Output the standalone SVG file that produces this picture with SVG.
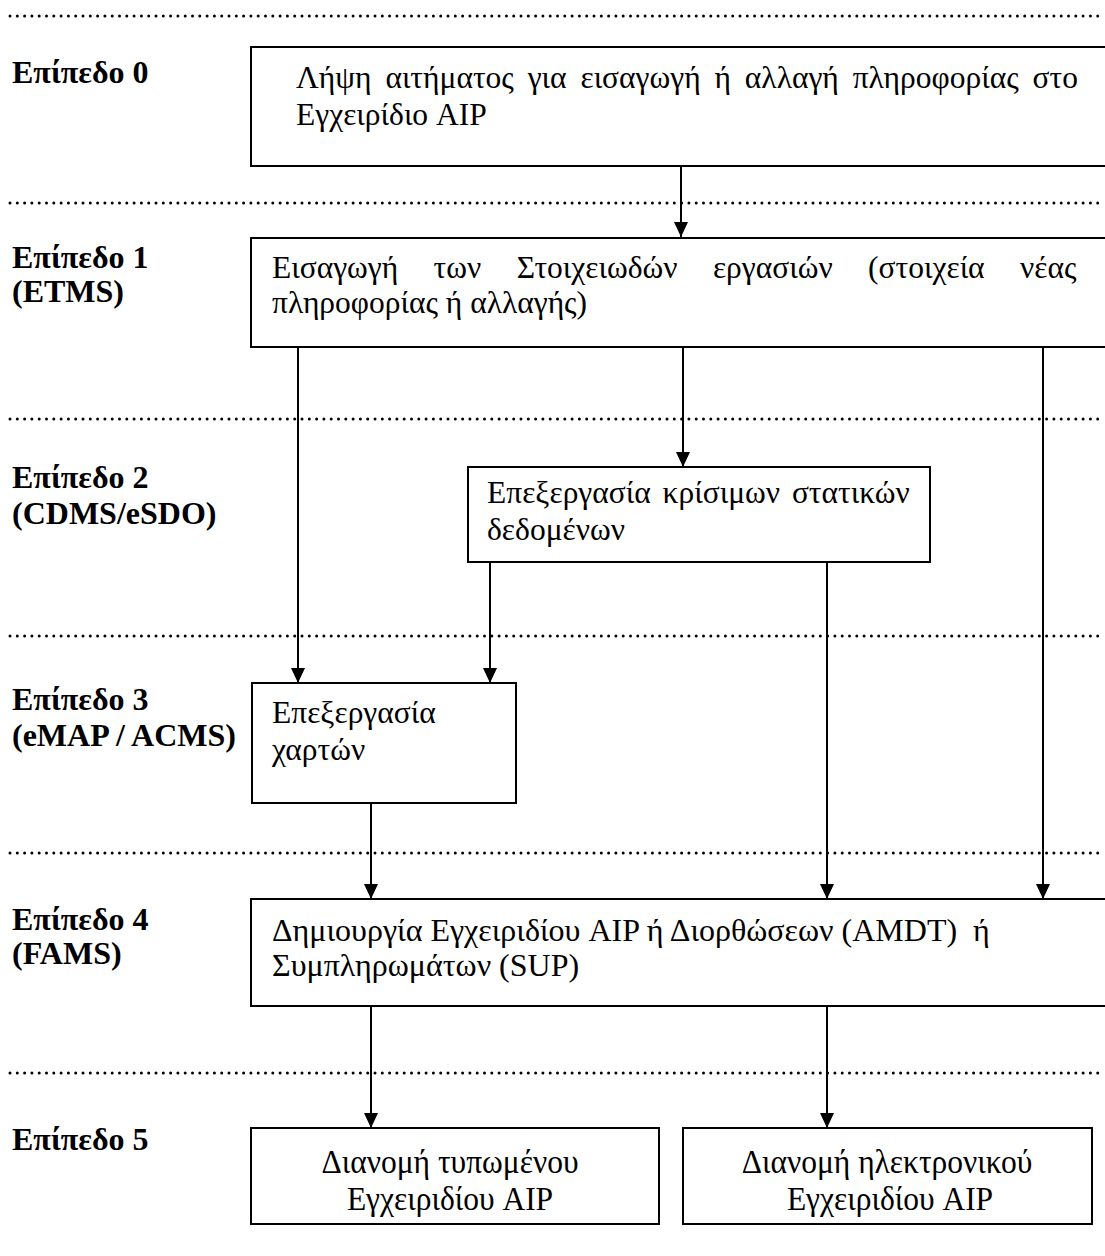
<svg xmlns="http://www.w3.org/2000/svg" width="1105" height="1256" viewBox="0 0 1105 1256">
  <style>
    .sep { stroke: #000; stroke-width: 3; stroke-linecap: round; stroke-dasharray: 0 7.3; fill: none; }
    .box { fill: #fff; stroke: #000; stroke-width: 2; }
    .lvl { font-family: "Liberation Serif", "Times New Roman", serif; font-weight: bold; font-size: 32px; fill: #000; }
    .txt { font-family: "Liberation Serif", "Times New Roman", serif; font-size: 31.5px; fill: #000; }
    .ctr { text-anchor: middle; }
    .edge { stroke: #000; stroke-width: 2; fill: none; marker-end: url(#arrow); }
  </style>
  <defs>
    <!-- filled triangular arrowhead, tip at the end of the line -->
    <marker id="arrow" markerWidth="15" markerHeight="14" refX="15" refY="7" orient="auto" markerUnits="userSpaceOnUse" viewBox="0 0 15 14">
      <path d="M0,0 L15,7 L0,14 Z" fill="#000"/>
    </marker>
  </defs>
  <rect width="1105" height="1256" fill="#fff"/>

  <!-- level separators -->
  <g id="separators">
    <line class="sep" x1="10" y1="16" x2="1105" y2="16"/>
    <line class="sep" x1="10" y1="203" x2="1105" y2="203"/>
    <line class="sep" x1="10" y1="419" x2="1105" y2="419"/>
    <line class="sep" x1="10" y1="636" x2="1105" y2="636"/>
    <line class="sep" x1="10" y1="853" x2="1105" y2="853"/>
    <line class="sep" x1="10" y1="1073" x2="1105" y2="1073"/>
  </g>

  <!-- level labels -->
  <g id="labels">
    <text class="lvl" x="12" y="83">Επίπεδο 0</text>
    <text class="lvl" x="12" y="268">Επίπεδο 1</text>
    <text class="lvl" x="12" y="302">(ETMS)</text>
    <text class="lvl" x="12" y="488">Επίπεδο 2</text>
    <text class="lvl" x="12" y="524">(CDMS/eSDO)</text>
    <text class="lvl" x="12" y="710">Επίπεδο 3</text>
    <text class="lvl" x="12" y="746">(eMAP / ACMS)</text>
    <text class="lvl" x="12" y="930">Επίπεδο 4</text>
    <text class="lvl" x="12" y="964">(FAMS)</text>
    <text class="lvl" x="12" y="1150">Επίπεδο 5</text>
  </g>

  <!-- connectors -->
  <g id="connectors">
    <line class="edge" x1="681" y1="166" x2="681" y2="237"/>
    <line class="edge" x1="298" y1="347" x2="298" y2="683"/>
    <line class="edge" x1="683" y1="347" x2="683" y2="467"/>
    <line class="edge" x1="1043" y1="347" x2="1043" y2="899"/>
    <line class="edge" x1="490" y1="562" x2="490" y2="683"/>
    <line class="edge" x1="827" y1="562" x2="827" y2="899"/>
    <line class="edge" x1="371" y1="803" x2="371" y2="899"/>
    <line class="edge" x1="371" y1="1006" x2="371" y2="1128"/>
    <line class="edge" x1="827" y1="1006" x2="827" y2="1128"/>
  </g>

  <!-- level 0 -->
  <g id="node-request">
    <rect class="box" x="251" y="47" width="870" height="119"/>
    <text class="txt" x="296" y="88" style="word-spacing:6px">Λήψη αιτήματος για εισαγωγή ή αλλαγή πληροφορίας στο</text>
    <text class="txt" x="296" y="125">Εγχειρίδιο AIP</text>
  </g>

  <!-- level 1 -->
  <g id="node-entry">
    <rect class="box" x="251" y="238" width="870" height="109"/>
    <text class="txt" x="272" y="278" style="word-spacing:27.5px">Εισαγωγή των Στοιχειωδών εργασιών (στοιχεία νέας</text>
    <text class="txt" x="272" y="313">πληροφορίας ή αλλαγής)</text>
  </g>

  <!-- level 2 -->
  <g id="node-static-data">
    <rect class="box" x="468" y="467" width="462" height="95"/>
    <text class="txt" x="487" y="503" style="word-spacing:4px">Επεξεργασία κρίσιμων στατικών</text>
    <text class="txt" x="487" y="540">δεδομένων</text>
  </g>

  <!-- level 3 -->
  <g id="node-charts">
    <rect class="box" x="252" y="683" width="264" height="120"/>
    <text class="txt" x="272" y="723">Επεξεργασία</text>
    <text class="txt" x="272" y="760">χαρτών</text>
  </g>

  <!-- level 4 -->
  <g id="node-publication">
    <rect class="box" x="251" y="899" width="870" height="107"/>
    <text class="txt" x="272" y="941" style="white-space:pre;font-size:32px">Δημιουργία Εγχειριδίου AIP ή Διορθώσεων (AMDT)  ή</text>
    <text class="txt" x="272" y="976" style="font-size:32px">Συμπληρωμάτων (SUP)</text>
  </g>

  <!-- level 5 -->
  <g id="node-print">
    <rect class="box" x="251" y="1128" width="408" height="96"/>
    <text class="txt ctr" transform="translate(450 1173) scale(1 1.05)">Διανομή τυπωμένου</text>
    <text class="txt ctr" transform="translate(450 1210) scale(1 1.05)">Εγχειριδίου AIP</text>
  </g>
  <g id="node-electronic">
    <rect class="box" x="683" y="1128" width="409" height="96"/>
    <text class="txt ctr" transform="translate(887 1173) scale(1 1.05)">Διανομή ηλεκτρονικού</text>
    <text class="txt ctr" transform="translate(890 1210) scale(1 1.05)">Εγχειριδίου AIP</text>
  </g>
</svg>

┄┄┄┄┄┄┄┄┄┄

_Instruction_: Make an exact copy of the whole listing, but don't bring over any pictures.

_Answer to the problem_:
Output the standalone SVG file that produces this picture with SVG.
<svg xmlns="http://www.w3.org/2000/svg" width="1105" height="1256" viewBox="0 0 1105 1256">
  <style>
    .sep { stroke: #000; stroke-width: 3; stroke-linecap: round; stroke-dasharray: 0 7.3; fill: none; }
    .box { fill: #fff; stroke: #000; stroke-width: 2; }
    .lvl { font-family: "Liberation Serif", "Times New Roman", serif; font-weight: bold; font-size: 32px; fill: #000; }
    .txt { font-family: "Liberation Serif", "Times New Roman", serif; font-size: 31.5px; fill: #000; }
    .ctr { text-anchor: middle; }
    .edge { stroke: #000; stroke-width: 2; fill: none; marker-end: url(#arrow); }
  </style>
  <defs>
    <!-- filled triangular arrowhead, tip at the end of the line -->
    <marker id="arrow" markerWidth="15" markerHeight="14" refX="15" refY="7" orient="auto" markerUnits="userSpaceOnUse" viewBox="0 0 15 14">
      <path d="M0,0 L15,7 L0,14 Z" fill="#000"/>
    </marker>
  </defs>
  <rect width="1105" height="1256" fill="#fff"/>

  <!-- level separators -->
  <g id="separators">
    <line class="sep" x1="10" y1="16" x2="1105" y2="16"/>
    <line class="sep" x1="10" y1="203" x2="1105" y2="203"/>
    <line class="sep" x1="10" y1="419" x2="1105" y2="419"/>
    <line class="sep" x1="10" y1="636" x2="1105" y2="636"/>
    <line class="sep" x1="10" y1="853" x2="1105" y2="853"/>
    <line class="sep" x1="10" y1="1073" x2="1105" y2="1073"/>
  </g>

  <!-- level labels -->
  <g id="labels">
    <text class="lvl" x="12" y="83">Επίπεδο 0</text>
    <text class="lvl" x="12" y="268">Επίπεδο 1</text>
    <text class="lvl" x="12" y="302">(ETMS)</text>
    <text class="lvl" x="12" y="488">Επίπεδο 2</text>
    <text class="lvl" x="12" y="524">(CDMS/eSDO)</text>
    <text class="lvl" x="12" y="710">Επίπεδο 3</text>
    <text class="lvl" x="12" y="746">(eMAP / ACMS)</text>
    <text class="lvl" x="12" y="930">Επίπεδο 4</text>
    <text class="lvl" x="12" y="964">(FAMS)</text>
    <text class="lvl" x="12" y="1150">Επίπεδο 5</text>
  </g>

  <!-- connectors -->
  <g id="connectors">
    <line class="edge" x1="681" y1="166" x2="681" y2="237"/>
    <line class="edge" x1="298" y1="347" x2="298" y2="683"/>
    <line class="edge" x1="683" y1="347" x2="683" y2="467"/>
    <line class="edge" x1="1043" y1="347" x2="1043" y2="899"/>
    <line class="edge" x1="490" y1="562" x2="490" y2="683"/>
    <line class="edge" x1="827" y1="562" x2="827" y2="899"/>
    <line class="edge" x1="371" y1="803" x2="371" y2="899"/>
    <line class="edge" x1="371" y1="1006" x2="371" y2="1128"/>
    <line class="edge" x1="827" y1="1006" x2="827" y2="1128"/>
  </g>

  <!-- level 0 -->
  <g id="node-request">
    <rect class="box" x="251" y="47" width="870" height="119"/>
    <text class="txt" x="296" y="88" style="word-spacing:6px">Λήψη αιτήματος για εισαγωγή ή αλλαγή πληροφορίας στο</text>
    <text class="txt" x="296" y="125">Εγχειρίδιο AIP</text>
  </g>

  <!-- level 1 -->
  <g id="node-entry">
    <rect class="box" x="251" y="238" width="870" height="109"/>
    <text class="txt" x="272" y="278" style="word-spacing:27.5px">Εισαγωγή των Στοιχειωδών εργασιών (στοιχεία νέας</text>
    <text class="txt" x="272" y="313">πληροφορίας ή αλλαγής)</text>
  </g>

  <!-- level 2 -->
  <g id="node-static-data">
    <rect class="box" x="468" y="467" width="462" height="95"/>
    <text class="txt" x="487" y="503" style="word-spacing:4px">Επεξεργασία κρίσιμων στατικών</text>
    <text class="txt" x="487" y="540">δεδομένων</text>
  </g>

  <!-- level 3 -->
  <g id="node-charts">
    <rect class="box" x="252" y="683" width="264" height="120"/>
    <text class="txt" x="272" y="723">Επεξεργασία</text>
    <text class="txt" x="272" y="760">χαρτών</text>
  </g>

  <!-- level 4 -->
  <g id="node-publication">
    <rect class="box" x="251" y="899" width="870" height="107"/>
    <text class="txt" x="272" y="941" style="white-space:pre;font-size:32px">Δημιουργία Εγχειριδίου AIP ή Διορθώσεων (AMDT)  ή</text>
    <text class="txt" x="272" y="976" style="font-size:32px">Συμπληρωμάτων (SUP)</text>
  </g>

  <!-- level 5 -->
  <g id="node-print">
    <rect class="box" x="251" y="1128" width="408" height="96"/>
    <text class="txt ctr" transform="translate(450 1173) scale(1 1.05)">Διανομή τυπωμένου</text>
    <text class="txt ctr" transform="translate(450 1210) scale(1 1.05)">Εγχειριδίου AIP</text>
  </g>
  <g id="node-electronic">
    <rect class="box" x="683" y="1128" width="409" height="96"/>
    <text class="txt ctr" transform="translate(887 1173) scale(1 1.05)">Διανομή ηλεκτρονικού</text>
    <text class="txt ctr" transform="translate(890 1210) scale(1 1.05)">Εγχειριδίου AIP</text>
  </g>
</svg>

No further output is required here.